## AIM
Write every line out verbatim and omit the pictures.

>>>>>

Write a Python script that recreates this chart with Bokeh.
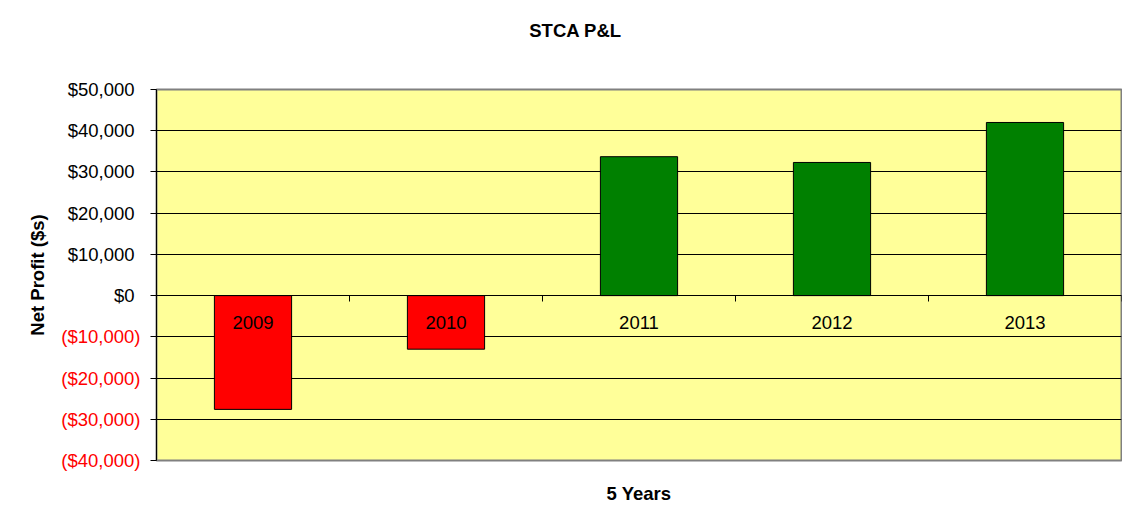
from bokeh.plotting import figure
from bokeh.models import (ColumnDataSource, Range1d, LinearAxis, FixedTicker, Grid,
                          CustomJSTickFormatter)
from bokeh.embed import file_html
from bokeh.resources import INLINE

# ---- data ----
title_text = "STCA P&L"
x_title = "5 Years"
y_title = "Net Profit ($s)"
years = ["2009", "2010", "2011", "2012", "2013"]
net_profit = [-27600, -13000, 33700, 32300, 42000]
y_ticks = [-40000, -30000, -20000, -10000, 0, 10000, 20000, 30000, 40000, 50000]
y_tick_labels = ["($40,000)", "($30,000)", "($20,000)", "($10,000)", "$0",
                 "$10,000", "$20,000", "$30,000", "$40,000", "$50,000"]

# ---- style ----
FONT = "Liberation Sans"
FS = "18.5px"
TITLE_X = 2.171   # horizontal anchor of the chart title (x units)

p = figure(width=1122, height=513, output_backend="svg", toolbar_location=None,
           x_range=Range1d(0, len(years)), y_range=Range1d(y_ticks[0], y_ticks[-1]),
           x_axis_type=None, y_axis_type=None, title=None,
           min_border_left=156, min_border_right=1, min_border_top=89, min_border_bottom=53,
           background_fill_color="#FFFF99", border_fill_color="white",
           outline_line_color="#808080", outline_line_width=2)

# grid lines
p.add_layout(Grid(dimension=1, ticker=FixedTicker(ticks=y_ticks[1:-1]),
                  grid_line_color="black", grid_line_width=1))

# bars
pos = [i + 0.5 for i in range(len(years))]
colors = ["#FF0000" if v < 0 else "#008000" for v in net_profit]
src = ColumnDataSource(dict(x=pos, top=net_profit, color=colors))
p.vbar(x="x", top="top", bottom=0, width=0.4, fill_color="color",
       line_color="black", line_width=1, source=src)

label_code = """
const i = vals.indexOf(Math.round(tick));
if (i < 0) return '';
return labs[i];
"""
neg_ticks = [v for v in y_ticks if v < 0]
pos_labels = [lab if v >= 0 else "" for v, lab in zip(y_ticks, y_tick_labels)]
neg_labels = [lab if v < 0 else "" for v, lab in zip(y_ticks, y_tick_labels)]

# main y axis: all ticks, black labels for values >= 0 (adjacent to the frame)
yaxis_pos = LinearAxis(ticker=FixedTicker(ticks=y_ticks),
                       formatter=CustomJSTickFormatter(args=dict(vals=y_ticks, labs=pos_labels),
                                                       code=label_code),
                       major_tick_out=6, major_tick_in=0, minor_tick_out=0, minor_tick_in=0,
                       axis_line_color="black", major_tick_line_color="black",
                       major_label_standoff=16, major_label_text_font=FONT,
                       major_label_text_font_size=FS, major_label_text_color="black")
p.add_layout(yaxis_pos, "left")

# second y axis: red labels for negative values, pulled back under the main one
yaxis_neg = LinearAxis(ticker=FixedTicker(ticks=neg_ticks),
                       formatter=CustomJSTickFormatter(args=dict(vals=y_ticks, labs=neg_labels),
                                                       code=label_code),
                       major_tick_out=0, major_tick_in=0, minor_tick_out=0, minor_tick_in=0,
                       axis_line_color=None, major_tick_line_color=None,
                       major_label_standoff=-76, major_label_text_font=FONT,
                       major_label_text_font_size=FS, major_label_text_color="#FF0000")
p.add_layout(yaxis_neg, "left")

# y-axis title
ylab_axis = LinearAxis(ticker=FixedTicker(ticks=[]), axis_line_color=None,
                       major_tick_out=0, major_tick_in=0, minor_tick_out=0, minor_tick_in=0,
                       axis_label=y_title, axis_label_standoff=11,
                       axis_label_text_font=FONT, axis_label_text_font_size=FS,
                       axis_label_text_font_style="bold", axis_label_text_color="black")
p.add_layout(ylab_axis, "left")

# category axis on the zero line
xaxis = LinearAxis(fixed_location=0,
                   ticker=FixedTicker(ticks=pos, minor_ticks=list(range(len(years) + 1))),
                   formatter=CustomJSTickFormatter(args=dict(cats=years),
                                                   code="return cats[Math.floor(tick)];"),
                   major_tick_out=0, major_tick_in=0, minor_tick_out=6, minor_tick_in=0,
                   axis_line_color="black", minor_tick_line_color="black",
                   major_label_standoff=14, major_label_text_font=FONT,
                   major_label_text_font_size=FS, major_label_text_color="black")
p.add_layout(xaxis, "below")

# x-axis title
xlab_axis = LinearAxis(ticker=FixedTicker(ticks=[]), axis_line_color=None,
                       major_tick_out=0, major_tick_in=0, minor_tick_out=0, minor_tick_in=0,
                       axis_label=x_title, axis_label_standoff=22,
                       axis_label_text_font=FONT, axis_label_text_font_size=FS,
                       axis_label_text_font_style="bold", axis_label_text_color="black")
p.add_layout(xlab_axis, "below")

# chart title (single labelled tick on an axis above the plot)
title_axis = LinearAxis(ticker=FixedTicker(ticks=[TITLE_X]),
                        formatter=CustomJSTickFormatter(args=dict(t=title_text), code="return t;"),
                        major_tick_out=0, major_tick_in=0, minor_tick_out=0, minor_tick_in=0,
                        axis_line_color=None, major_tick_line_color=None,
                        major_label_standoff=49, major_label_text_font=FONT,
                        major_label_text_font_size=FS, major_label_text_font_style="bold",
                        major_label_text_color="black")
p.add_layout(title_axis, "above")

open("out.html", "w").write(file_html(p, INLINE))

<<<<<

## SOLUTION TO THIS PROBLEM
Write a Python script that recreates this chart with Bokeh.
from bokeh.plotting import figure
from bokeh.models import (ColumnDataSource, Range1d, LinearAxis, FixedTicker, Grid,
                          CustomJSTickFormatter)
from bokeh.embed import file_html
from bokeh.resources import INLINE

# ---- data ----
title_text = "STCA P&L"
x_title = "5 Years"
y_title = "Net Profit ($s)"
years = ["2009", "2010", "2011", "2012", "2013"]
net_profit = [-27600, -13000, 33700, 32300, 42000]
y_ticks = [-40000, -30000, -20000, -10000, 0, 10000, 20000, 30000, 40000, 50000]
y_tick_labels = ["($40,000)", "($30,000)", "($20,000)", "($10,000)", "$0",
                 "$10,000", "$20,000", "$30,000", "$40,000", "$50,000"]

# ---- style ----
FONT = "Liberation Sans"
FS = "18.5px"
TITLE_X = 2.171   # horizontal anchor of the chart title (x units)

p = figure(width=1122, height=513, output_backend="svg", toolbar_location=None,
           x_range=Range1d(0, len(years)), y_range=Range1d(y_ticks[0], y_ticks[-1]),
           x_axis_type=None, y_axis_type=None, title=None,
           min_border_left=156, min_border_right=1, min_border_top=89, min_border_bottom=53,
           background_fill_color="#FFFF99", border_fill_color="white",
           outline_line_color="#808080", outline_line_width=2)

# grid lines
p.add_layout(Grid(dimension=1, ticker=FixedTicker(ticks=y_ticks[1:-1]),
                  grid_line_color="black", grid_line_width=1))

# bars
pos = [i + 0.5 for i in range(len(years))]
colors = ["#FF0000" if v < 0 else "#008000" for v in net_profit]
src = ColumnDataSource(dict(x=pos, top=net_profit, color=colors))
p.vbar(x="x", top="top", bottom=0, width=0.4, fill_color="color",
       line_color="black", line_width=1, source=src)

label_code = """
const i = vals.indexOf(Math.round(tick));
if (i < 0) return '';
return labs[i];
"""
neg_ticks = [v for v in y_ticks if v < 0]
pos_labels = [lab if v >= 0 else "" for v, lab in zip(y_ticks, y_tick_labels)]
neg_labels = [lab if v < 0 else "" for v, lab in zip(y_ticks, y_tick_labels)]

# main y axis: all ticks, black labels for values >= 0 (adjacent to the frame)
yaxis_pos = LinearAxis(ticker=FixedTicker(ticks=y_ticks),
                       formatter=CustomJSTickFormatter(args=dict(vals=y_ticks, labs=pos_labels),
                                                       code=label_code),
                       major_tick_out=6, major_tick_in=0, minor_tick_out=0, minor_tick_in=0,
                       axis_line_color="black", major_tick_line_color="black",
                       major_label_standoff=16, major_label_text_font=FONT,
                       major_label_text_font_size=FS, major_label_text_color="black")
p.add_layout(yaxis_pos, "left")

# second y axis: red labels for negative values, pulled back under the main one
yaxis_neg = LinearAxis(ticker=FixedTicker(ticks=neg_ticks),
                       formatter=CustomJSTickFormatter(args=dict(vals=y_ticks, labs=neg_labels),
                                                       code=label_code),
                       major_tick_out=0, major_tick_in=0, minor_tick_out=0, minor_tick_in=0,
                       axis_line_color=None, major_tick_line_color=None,
                       major_label_standoff=-76, major_label_text_font=FONT,
                       major_label_text_font_size=FS, major_label_text_color="#FF0000")
p.add_layout(yaxis_neg, "left")

# y-axis title
ylab_axis = LinearAxis(ticker=FixedTicker(ticks=[]), axis_line_color=None,
                       major_tick_out=0, major_tick_in=0, minor_tick_out=0, minor_tick_in=0,
                       axis_label=y_title, axis_label_standoff=11,
                       axis_label_text_font=FONT, axis_label_text_font_size=FS,
                       axis_label_text_font_style="bold", axis_label_text_color="black")
p.add_layout(ylab_axis, "left")

# category axis on the zero line
xaxis = LinearAxis(fixed_location=0,
                   ticker=FixedTicker(ticks=pos, minor_ticks=list(range(len(years) + 1))),
                   formatter=CustomJSTickFormatter(args=dict(cats=years),
                                                   code="return cats[Math.floor(tick)];"),
                   major_tick_out=0, major_tick_in=0, minor_tick_out=6, minor_tick_in=0,
                   axis_line_color="black", minor_tick_line_color="black",
                   major_label_standoff=14, major_label_text_font=FONT,
                   major_label_text_font_size=FS, major_label_text_color="black")
p.add_layout(xaxis, "below")

# x-axis title
xlab_axis = LinearAxis(ticker=FixedTicker(ticks=[]), axis_line_color=None,
                       major_tick_out=0, major_tick_in=0, minor_tick_out=0, minor_tick_in=0,
                       axis_label=x_title, axis_label_standoff=22,
                       axis_label_text_font=FONT, axis_label_text_font_size=FS,
                       axis_label_text_font_style="bold", axis_label_text_color="black")
p.add_layout(xlab_axis, "below")

# chart title (single labelled tick on an axis above the plot)
title_axis = LinearAxis(ticker=FixedTicker(ticks=[TITLE_X]),
                        formatter=CustomJSTickFormatter(args=dict(t=title_text), code="return t;"),
                        major_tick_out=0, major_tick_in=0, minor_tick_out=0, minor_tick_in=0,
                        axis_line_color=None, major_tick_line_color=None,
                        major_label_standoff=49, major_label_text_font=FONT,
                        major_label_text_font_size=FS, major_label_text_font_style="bold",
                        major_label_text_color="black")
p.add_layout(title_axis, "above")

open("out.html", "w").write(file_html(p, INLINE))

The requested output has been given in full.